Public vs private vs hybrid: a quick comparison
Use this to place your workloads before you spend anything:
- Cost to start: public is lowest, hybrid is highest, private sits in between depending on whether you own the hardware.
- Control over data: private is highest, hybrid is high for the data you keep private, public is lowest.
- Scaling for spikes: public and hybrid scale on demand, private is capped by the hardware you own.
- Maintenance burden: public is the provider’s problem, private and hybrid put real work on your team or a partner.
- Best fit: public for most SMBs, private for strict-compliance shops, hybrid when you have both kinds of workload at once.
When hybrid cloud makes sense for your business
Hybrid is a fit when one or more of these is true:
- You already run private servers and want to extend them rather than replace them.
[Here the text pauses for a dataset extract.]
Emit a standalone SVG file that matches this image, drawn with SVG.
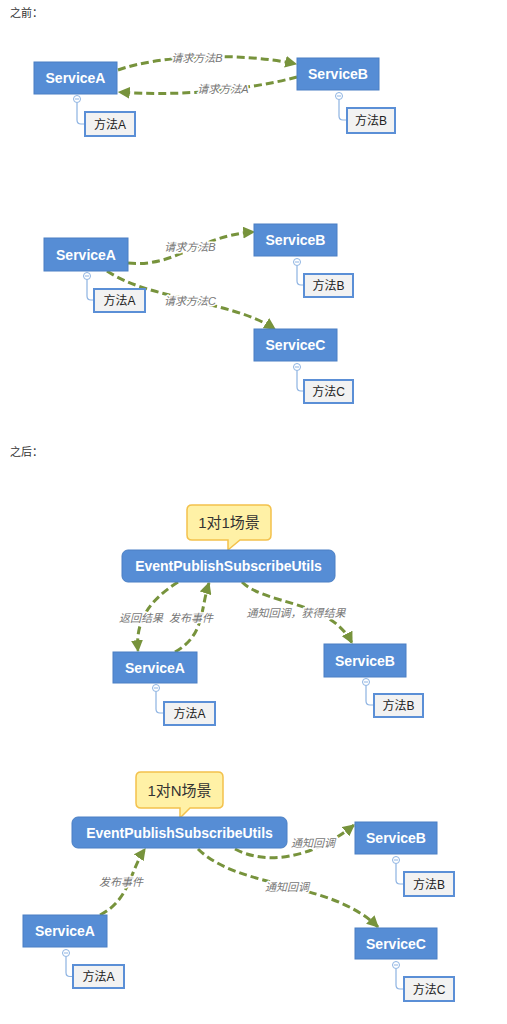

- Regulation or contract terms force certain data to stay in a controlled environment, while the rest of your stack has no such rule.
- Your traffic swings hard, a seasonal rush or a launch, and you want to burst into public capacity without over-buying hardware for the quiet months.
- You have IT staff or a partner who can configure and monitor the link between the two environments.
If none of those describe you, public cloud serves you better at lower cost. A small business with no existing servers and no special data rules gains little from the added complexity. Getting the placement right is where we help: we map which workloads belong where and wire your tools together through business automation so the data moves cleanly between them.
Cloud computing has options for any company. For a broader primer on how the service models and deployment types fit together, see our cloud computing basics guide, or book a call to talk through your own setup.
Common questions
What is the difference between hybrid cloud and multi-cloud?
Hybrid cloud mixes private and public infrastructure into one connected environment, with workloads moving between them. Multi-cloud means using more than one public provider, such as AWS for one app and Google Cloud for another, often with no link between them. A setup can be both: hybrid in structure and multi-cloud in providers.
Is hybrid cloud more secure than public cloud?
It can be, for the data you keep on the private side, because access is restricted and you control the environment end to end. But the overall setup has more moving parts and more connection points, which is more to secure. Hybrid improves security only when the link between the two environments is configured and monitored properly.
Does a small business need hybrid cloud?
Usually not. Hybrid earns its cost when you already run private infrastructure or face compliance rules that force certain data into a controlled environment. A small business with no existing servers and no special data rules is better served by public cloud, which is cheaper and simpler to run.
How much does hybrid cloud cost?
The public side is pay-as-you-go, so it scales with use. The private side carries the real cost: hardware, networking, and the staff or partner to maintain it. That ongoing private-cloud cost is what puts hybrid out of reach for many small budgets and makes pure public cloud the better call.